## Given instruction
Repeat exactly the stretch of lines from the line containing "Write the TikZ code for this diagram." through the line containing "[cell] (col4) at", both included, and nothing else.

★ ★ ★ ★ ★

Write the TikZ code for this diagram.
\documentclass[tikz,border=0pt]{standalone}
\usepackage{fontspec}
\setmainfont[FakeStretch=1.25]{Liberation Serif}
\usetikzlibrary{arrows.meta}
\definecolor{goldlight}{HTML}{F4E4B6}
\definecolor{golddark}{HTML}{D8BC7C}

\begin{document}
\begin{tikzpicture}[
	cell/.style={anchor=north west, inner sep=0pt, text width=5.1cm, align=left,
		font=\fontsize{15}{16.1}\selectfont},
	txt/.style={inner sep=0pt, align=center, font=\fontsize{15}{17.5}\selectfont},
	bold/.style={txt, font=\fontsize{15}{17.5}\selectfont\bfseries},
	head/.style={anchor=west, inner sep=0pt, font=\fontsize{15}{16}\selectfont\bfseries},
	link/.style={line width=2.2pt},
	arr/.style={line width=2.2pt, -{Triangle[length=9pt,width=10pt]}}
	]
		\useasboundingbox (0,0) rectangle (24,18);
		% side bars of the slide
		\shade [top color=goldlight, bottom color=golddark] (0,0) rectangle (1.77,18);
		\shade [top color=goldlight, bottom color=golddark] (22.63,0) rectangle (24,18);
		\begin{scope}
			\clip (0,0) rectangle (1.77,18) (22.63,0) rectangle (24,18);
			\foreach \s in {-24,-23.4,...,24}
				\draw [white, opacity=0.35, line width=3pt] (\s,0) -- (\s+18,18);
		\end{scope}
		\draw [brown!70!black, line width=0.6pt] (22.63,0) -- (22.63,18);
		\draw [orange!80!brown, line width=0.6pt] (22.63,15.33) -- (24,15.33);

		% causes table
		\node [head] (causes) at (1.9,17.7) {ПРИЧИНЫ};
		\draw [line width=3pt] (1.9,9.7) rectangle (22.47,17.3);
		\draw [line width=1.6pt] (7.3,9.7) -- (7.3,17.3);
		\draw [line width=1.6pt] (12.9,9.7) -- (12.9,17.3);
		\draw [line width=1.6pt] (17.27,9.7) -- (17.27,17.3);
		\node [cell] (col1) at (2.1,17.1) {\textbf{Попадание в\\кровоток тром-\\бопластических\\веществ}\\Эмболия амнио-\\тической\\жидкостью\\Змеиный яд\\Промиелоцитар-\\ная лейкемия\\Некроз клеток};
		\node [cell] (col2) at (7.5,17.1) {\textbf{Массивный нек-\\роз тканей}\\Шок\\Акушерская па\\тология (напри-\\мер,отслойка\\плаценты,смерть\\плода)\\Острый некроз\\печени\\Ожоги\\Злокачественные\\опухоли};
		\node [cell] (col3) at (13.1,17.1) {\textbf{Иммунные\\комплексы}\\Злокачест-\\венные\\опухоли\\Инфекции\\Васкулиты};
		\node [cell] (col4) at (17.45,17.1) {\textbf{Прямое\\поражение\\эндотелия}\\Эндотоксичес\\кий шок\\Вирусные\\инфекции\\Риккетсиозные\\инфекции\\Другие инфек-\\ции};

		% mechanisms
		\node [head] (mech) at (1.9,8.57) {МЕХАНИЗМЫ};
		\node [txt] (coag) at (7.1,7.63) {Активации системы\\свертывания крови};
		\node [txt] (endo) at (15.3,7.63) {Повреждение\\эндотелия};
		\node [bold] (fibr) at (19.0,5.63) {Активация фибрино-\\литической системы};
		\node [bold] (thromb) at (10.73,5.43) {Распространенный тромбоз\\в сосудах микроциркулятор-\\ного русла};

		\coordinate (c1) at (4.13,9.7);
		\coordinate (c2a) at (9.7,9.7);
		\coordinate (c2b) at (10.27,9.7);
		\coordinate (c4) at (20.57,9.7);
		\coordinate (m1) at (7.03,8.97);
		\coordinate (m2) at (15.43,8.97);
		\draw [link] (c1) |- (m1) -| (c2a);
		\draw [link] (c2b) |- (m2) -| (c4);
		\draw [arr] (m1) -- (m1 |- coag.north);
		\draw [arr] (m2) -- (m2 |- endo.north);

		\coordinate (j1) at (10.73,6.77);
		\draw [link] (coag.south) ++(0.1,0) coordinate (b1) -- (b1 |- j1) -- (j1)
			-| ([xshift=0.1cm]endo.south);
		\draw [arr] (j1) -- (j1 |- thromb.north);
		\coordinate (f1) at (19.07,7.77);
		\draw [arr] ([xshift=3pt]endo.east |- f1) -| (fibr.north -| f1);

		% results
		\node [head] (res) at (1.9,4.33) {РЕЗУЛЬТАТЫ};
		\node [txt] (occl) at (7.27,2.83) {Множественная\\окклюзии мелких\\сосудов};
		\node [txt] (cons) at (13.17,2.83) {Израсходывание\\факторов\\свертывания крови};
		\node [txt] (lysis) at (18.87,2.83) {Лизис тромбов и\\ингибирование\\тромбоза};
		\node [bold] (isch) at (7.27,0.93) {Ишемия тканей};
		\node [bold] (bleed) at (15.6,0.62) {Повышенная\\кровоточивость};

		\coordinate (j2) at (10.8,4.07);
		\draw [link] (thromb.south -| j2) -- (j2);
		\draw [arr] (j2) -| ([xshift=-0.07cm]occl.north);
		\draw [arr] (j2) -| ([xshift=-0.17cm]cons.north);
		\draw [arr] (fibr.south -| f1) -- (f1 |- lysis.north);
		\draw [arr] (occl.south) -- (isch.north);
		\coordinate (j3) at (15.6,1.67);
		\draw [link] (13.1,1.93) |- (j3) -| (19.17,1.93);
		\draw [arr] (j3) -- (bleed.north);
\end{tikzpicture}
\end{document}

★ ★ ★ ★ ★

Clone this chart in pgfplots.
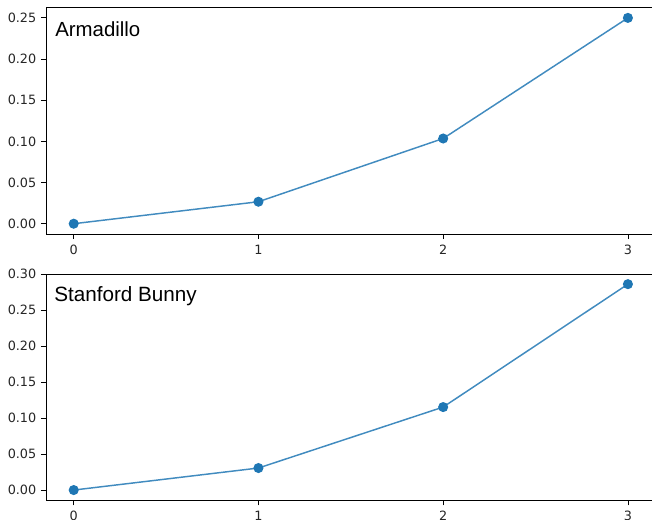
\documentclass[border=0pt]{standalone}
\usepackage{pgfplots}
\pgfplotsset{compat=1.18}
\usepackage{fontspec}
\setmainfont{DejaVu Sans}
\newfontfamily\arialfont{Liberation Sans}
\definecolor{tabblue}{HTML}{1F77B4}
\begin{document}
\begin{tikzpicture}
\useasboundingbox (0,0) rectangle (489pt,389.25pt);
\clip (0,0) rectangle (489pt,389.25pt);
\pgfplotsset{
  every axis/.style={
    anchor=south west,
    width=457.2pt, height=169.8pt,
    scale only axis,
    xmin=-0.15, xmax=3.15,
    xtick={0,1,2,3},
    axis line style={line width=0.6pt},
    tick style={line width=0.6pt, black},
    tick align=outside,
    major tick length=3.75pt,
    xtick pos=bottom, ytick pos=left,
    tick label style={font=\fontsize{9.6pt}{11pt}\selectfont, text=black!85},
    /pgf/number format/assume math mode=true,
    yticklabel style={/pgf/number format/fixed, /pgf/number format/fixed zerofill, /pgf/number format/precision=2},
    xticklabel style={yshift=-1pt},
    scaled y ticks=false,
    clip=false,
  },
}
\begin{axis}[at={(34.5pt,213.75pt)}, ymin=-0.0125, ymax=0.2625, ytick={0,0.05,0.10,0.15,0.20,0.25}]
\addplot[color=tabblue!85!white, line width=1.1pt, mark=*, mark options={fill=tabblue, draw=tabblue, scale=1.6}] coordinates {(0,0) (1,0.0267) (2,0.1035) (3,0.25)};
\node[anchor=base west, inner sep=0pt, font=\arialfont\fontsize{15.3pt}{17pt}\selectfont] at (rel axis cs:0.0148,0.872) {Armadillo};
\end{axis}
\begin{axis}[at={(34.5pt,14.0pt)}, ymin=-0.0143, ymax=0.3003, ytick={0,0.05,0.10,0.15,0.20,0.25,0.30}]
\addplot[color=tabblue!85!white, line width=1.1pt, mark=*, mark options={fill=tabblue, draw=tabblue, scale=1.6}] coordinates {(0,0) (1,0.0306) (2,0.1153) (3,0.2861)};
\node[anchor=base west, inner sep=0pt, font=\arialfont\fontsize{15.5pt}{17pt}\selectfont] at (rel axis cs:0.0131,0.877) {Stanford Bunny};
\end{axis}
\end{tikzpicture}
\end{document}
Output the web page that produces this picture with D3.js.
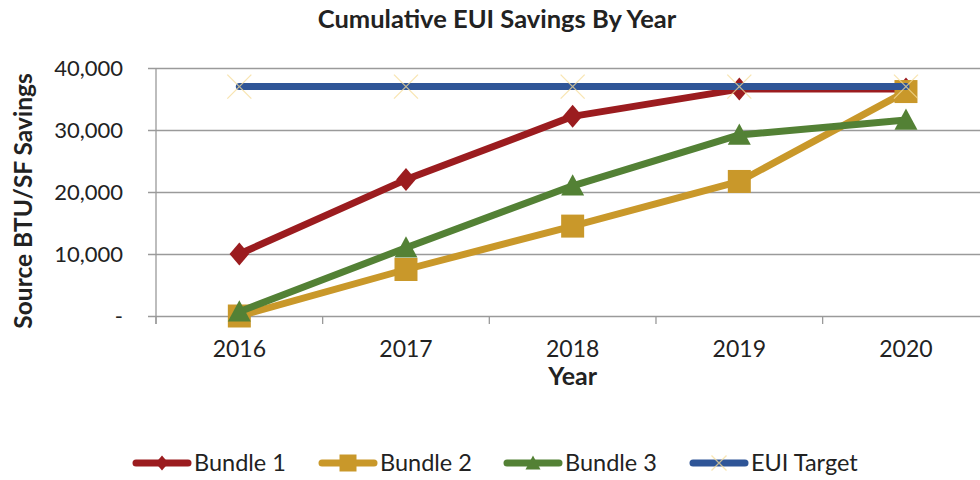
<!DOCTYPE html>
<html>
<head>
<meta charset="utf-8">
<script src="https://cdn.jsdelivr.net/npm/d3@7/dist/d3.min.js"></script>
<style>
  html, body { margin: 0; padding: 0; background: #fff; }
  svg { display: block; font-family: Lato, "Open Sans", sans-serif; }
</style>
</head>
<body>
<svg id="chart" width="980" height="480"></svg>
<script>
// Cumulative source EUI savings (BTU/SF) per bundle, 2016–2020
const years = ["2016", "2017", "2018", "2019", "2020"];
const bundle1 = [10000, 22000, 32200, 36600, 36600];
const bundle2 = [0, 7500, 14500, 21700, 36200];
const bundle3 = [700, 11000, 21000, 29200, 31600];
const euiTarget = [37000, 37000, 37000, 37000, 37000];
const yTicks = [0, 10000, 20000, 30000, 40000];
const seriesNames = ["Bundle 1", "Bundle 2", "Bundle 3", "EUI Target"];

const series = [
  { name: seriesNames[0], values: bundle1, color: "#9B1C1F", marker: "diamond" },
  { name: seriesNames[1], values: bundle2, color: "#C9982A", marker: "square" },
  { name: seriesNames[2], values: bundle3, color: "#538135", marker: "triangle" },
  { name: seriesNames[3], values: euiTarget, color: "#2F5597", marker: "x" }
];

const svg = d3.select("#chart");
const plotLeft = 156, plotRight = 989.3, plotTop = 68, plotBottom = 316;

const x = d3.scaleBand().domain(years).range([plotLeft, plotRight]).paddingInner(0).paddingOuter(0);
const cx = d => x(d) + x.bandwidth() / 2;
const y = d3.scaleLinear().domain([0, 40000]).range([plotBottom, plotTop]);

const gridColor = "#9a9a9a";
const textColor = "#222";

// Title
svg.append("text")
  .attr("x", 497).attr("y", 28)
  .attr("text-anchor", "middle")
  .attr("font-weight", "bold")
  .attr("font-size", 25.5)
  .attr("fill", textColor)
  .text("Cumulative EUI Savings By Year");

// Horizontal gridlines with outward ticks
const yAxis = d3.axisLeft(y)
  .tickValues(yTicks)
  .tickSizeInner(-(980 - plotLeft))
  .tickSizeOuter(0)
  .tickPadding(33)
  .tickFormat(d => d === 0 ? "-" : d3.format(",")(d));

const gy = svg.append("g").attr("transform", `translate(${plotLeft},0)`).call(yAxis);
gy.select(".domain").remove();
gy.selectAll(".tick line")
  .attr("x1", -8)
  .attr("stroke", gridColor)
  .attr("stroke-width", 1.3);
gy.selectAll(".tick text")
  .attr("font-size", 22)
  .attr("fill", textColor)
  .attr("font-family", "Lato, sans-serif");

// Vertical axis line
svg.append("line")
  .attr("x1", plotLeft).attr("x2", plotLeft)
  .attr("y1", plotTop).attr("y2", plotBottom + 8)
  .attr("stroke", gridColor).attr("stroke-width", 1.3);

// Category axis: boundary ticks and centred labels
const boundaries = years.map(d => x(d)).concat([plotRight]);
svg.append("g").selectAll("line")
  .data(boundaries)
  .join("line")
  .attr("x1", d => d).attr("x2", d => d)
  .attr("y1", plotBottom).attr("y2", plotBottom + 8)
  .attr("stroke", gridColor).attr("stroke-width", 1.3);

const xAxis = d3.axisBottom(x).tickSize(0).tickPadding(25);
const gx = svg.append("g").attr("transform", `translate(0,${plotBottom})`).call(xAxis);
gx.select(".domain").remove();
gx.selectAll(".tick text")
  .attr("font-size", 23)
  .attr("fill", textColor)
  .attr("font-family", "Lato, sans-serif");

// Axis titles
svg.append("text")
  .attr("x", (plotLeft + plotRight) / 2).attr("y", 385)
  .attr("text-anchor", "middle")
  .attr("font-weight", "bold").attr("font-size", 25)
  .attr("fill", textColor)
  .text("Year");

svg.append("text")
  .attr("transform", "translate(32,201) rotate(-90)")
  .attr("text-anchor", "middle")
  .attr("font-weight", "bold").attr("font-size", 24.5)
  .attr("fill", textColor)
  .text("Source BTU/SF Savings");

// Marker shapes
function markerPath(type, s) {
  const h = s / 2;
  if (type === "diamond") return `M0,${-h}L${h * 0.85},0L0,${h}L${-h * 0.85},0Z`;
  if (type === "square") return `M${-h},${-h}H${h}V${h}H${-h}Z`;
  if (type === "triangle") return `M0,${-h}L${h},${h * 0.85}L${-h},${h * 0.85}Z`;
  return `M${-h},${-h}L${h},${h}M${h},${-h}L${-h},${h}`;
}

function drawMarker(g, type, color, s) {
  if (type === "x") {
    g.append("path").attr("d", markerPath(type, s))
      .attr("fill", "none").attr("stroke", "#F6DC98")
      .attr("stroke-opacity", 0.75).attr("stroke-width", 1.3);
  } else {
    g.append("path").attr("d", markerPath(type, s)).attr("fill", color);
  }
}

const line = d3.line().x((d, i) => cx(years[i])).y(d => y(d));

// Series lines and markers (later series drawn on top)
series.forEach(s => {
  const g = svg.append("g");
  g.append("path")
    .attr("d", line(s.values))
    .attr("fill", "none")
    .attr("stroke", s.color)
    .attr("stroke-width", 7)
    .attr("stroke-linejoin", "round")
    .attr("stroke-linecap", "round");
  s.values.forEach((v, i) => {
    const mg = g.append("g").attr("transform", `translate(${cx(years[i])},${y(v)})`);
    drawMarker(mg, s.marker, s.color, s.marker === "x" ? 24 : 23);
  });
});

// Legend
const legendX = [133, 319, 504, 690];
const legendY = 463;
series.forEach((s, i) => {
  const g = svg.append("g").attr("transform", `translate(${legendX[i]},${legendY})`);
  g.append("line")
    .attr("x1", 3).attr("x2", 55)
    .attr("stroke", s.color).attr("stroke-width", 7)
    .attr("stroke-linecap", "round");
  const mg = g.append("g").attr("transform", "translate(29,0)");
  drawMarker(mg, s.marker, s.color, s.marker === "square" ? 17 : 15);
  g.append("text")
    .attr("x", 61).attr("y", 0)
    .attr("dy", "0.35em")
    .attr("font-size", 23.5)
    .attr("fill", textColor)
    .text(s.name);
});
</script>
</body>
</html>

★ ★ ★ ★ ★

## Exercise result
Write the TikZ code for this diagram.
\documentclass[tikz,border=0pt]{standalone}
\usepackage{fontspec}
\setmainfont[FakeStretch=1.25]{Liberation Serif}
\usetikzlibrary{arrows.meta}
\definecolor{goldlight}{HTML}{F4E4B6}
\definecolor{golddark}{HTML}{D8BC7C}

\begin{document}
\begin{tikzpicture}[
	cell/.style={anchor=north west, inner sep=0pt, text width=5.1cm, align=left,
		font=\fontsize{15}{16.1}\selectfont},
	txt/.style={inner sep=0pt, align=center, font=\fontsize{15}{17.5}\selectfont},
	bold/.style={txt, font=\fontsize{15}{17.5}\selectfont\bfseries},
	head/.style={anchor=west, inner sep=0pt, font=\fontsize{15}{16}\selectfont\bfseries},
	link/.style={line width=2.2pt},
	arr/.style={line width=2.2pt, -{Triangle[length=9pt,width=10pt]}}
	]
		\useasboundingbox (0,0) rectangle (24,18);
		% side bars of the slide
		\shade [top color=goldlight, bottom color=golddark] (0,0) rectangle (1.77,18);
		\shade [top color=goldlight, bottom color=golddark] (22.63,0) rectangle (24,18);
		\begin{scope}
			\clip (0,0) rectangle (1.77,18) (22.63,0) rectangle (24,18);
			\foreach \s in {-24,-23.4,...,24}
				\draw [white, opacity=0.35, line width=3pt] (\s,0) -- (\s+18,18);
		\end{scope}
		\draw [brown!70!black, line width=0.6pt] (22.63,0) -- (22.63,18);
		\draw [orange!80!brown, line width=0.6pt] (22.63,15.33) -- (24,15.33);

		% causes table
		\node [head] (causes) at (1.9,17.7) {ПРИЧИНЫ};
		\draw [line width=3pt] (1.9,9.7) rectangle (22.47,17.3);
		\draw [line width=1.6pt] (7.3,9.7) -- (7.3,17.3);
		\draw [line width=1.6pt] (12.9,9.7) -- (12.9,17.3);
		\draw [line width=1.6pt] (17.27,9.7) -- (17.27,17.3);
		\node [cell] (col1) at (2.1,17.1) {\textbf{Попадание в\\кровоток тром-\\бопластических\\веществ}\\Эмболия амнио-\\тической\\жидкостью\\Змеиный яд\\Промиелоцитар-\\ная лейкемия\\Некроз клеток};
		\node [cell] (col2) at (7.5,17.1) {\textbf{Массивный нек-\\роз тканей}\\Шок\\Акушерская па\\тология (напри-\\мер,отслойка\\плаценты,смерть\\плода)\\Острый некроз\\печени\\Ожоги\\Злокачественные\\опухоли};
		\node [cell] (col3) at (13.1,17.1) {\textbf{Иммунные\\комплексы}\\Злокачест-\\венные\\опухоли\\Инфекции\\Васкулиты};
		\node [cell] (col4) at (17.45,17.1) {\textbf{Прямое\\поражение\\эндотелия}\\Эндотоксичес\\кий шок\\Вирусные\\инфекции\\Риккетсиозные\\инфекции\\Другие инфек-\\ции};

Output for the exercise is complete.